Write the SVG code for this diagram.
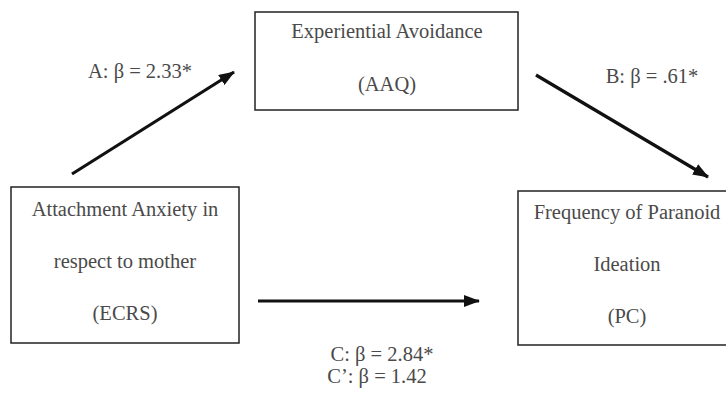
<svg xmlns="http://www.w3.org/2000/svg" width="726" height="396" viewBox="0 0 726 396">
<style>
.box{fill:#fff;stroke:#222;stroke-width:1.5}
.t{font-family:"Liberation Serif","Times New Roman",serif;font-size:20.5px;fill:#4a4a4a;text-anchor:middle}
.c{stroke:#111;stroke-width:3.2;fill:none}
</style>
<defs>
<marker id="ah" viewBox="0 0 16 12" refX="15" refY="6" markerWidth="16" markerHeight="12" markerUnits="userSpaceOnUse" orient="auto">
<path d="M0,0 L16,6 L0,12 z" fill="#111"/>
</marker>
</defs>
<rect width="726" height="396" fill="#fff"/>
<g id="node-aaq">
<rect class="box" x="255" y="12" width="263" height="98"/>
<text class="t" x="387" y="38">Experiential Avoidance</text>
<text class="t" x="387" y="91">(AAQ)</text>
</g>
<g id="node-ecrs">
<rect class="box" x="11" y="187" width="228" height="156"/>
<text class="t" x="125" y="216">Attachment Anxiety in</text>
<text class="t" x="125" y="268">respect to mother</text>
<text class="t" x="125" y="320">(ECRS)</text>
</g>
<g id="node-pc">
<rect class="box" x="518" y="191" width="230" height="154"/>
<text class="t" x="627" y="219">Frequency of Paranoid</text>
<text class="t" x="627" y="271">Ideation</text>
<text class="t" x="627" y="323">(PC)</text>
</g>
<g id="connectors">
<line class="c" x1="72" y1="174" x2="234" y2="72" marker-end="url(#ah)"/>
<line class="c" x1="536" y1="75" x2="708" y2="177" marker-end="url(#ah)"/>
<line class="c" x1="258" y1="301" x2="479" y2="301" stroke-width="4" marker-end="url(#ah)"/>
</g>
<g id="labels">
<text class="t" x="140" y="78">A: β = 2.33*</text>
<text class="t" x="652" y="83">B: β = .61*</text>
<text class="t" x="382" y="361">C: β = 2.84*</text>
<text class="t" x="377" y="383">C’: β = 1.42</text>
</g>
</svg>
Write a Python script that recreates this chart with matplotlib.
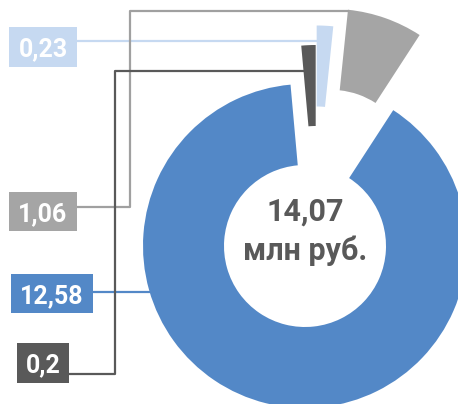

★ ★ ★ ★ ★

THE PROBLEM:
Do not include the images; transcribe the rest of the listing exactly.

ANSWER BELOW:
Write the SVG code for this diagram.
<svg xmlns="http://www.w3.org/2000/svg" width="726" height="396" viewBox="0 0 726 396">
<style>
.box{fill:#fff;stroke:#222;stroke-width:1.5}
.t{font-family:"Liberation Serif","Times New Roman",serif;font-size:20.5px;fill:#4a4a4a;text-anchor:middle}
.c{stroke:#111;stroke-width:3.2;fill:none}
</style>
<defs>
<marker id="ah" viewBox="0 0 16 12" refX="15" refY="6" markerWidth="16" markerHeight="12" markerUnits="userSpaceOnUse" orient="auto">
<path d="M0,0 L16,6 L0,12 z" fill="#111"/>
</marker>
</defs>
<rect width="726" height="396" fill="#fff"/>
<g id="node-aaq">
<rect class="box" x="255" y="12" width="263" height="98"/>
<text class="t" x="387" y="38">Experiential Avoidance</text>
<text class="t" x="387" y="91">(AAQ)</text>
</g>
<g id="node-ecrs">
<rect class="box" x="11" y="187" width="228" height="156"/>
<text class="t" x="125" y="216">Attachment Anxiety in</text>
<text class="t" x="125" y="268">respect to mother</text>
<text class="t" x="125" y="320">(ECRS)</text>
</g>
<g id="node-pc">
<rect class="box" x="518" y="191" width="230" height="154"/>
<text class="t" x="627" y="219">Frequency of Paranoid</text>
<text class="t" x="627" y="271">Ideation</text>
<text class="t" x="627" y="323">(PC)</text>
</g>
<g id="connectors">
<line class="c" x1="72" y1="174" x2="234" y2="72" marker-end="url(#ah)"/>
<line class="c" x1="536" y1="75" x2="708" y2="177" marker-end="url(#ah)"/>
<line class="c" x1="258" y1="301" x2="479" y2="301" stroke-width="4" marker-end="url(#ah)"/>
</g>
<g id="labels">
<text class="t" x="140" y="78">A: β = 2.33*</text>
<text class="t" x="652" y="83">B: β = .61*</text>
<text class="t" x="382" y="361">C: β = 2.84*</text>
<text class="t" x="377" y="383">C’: β = 1.42</text>
</g>
</svg>
Write a Python script that recreates this chart with matplotlib.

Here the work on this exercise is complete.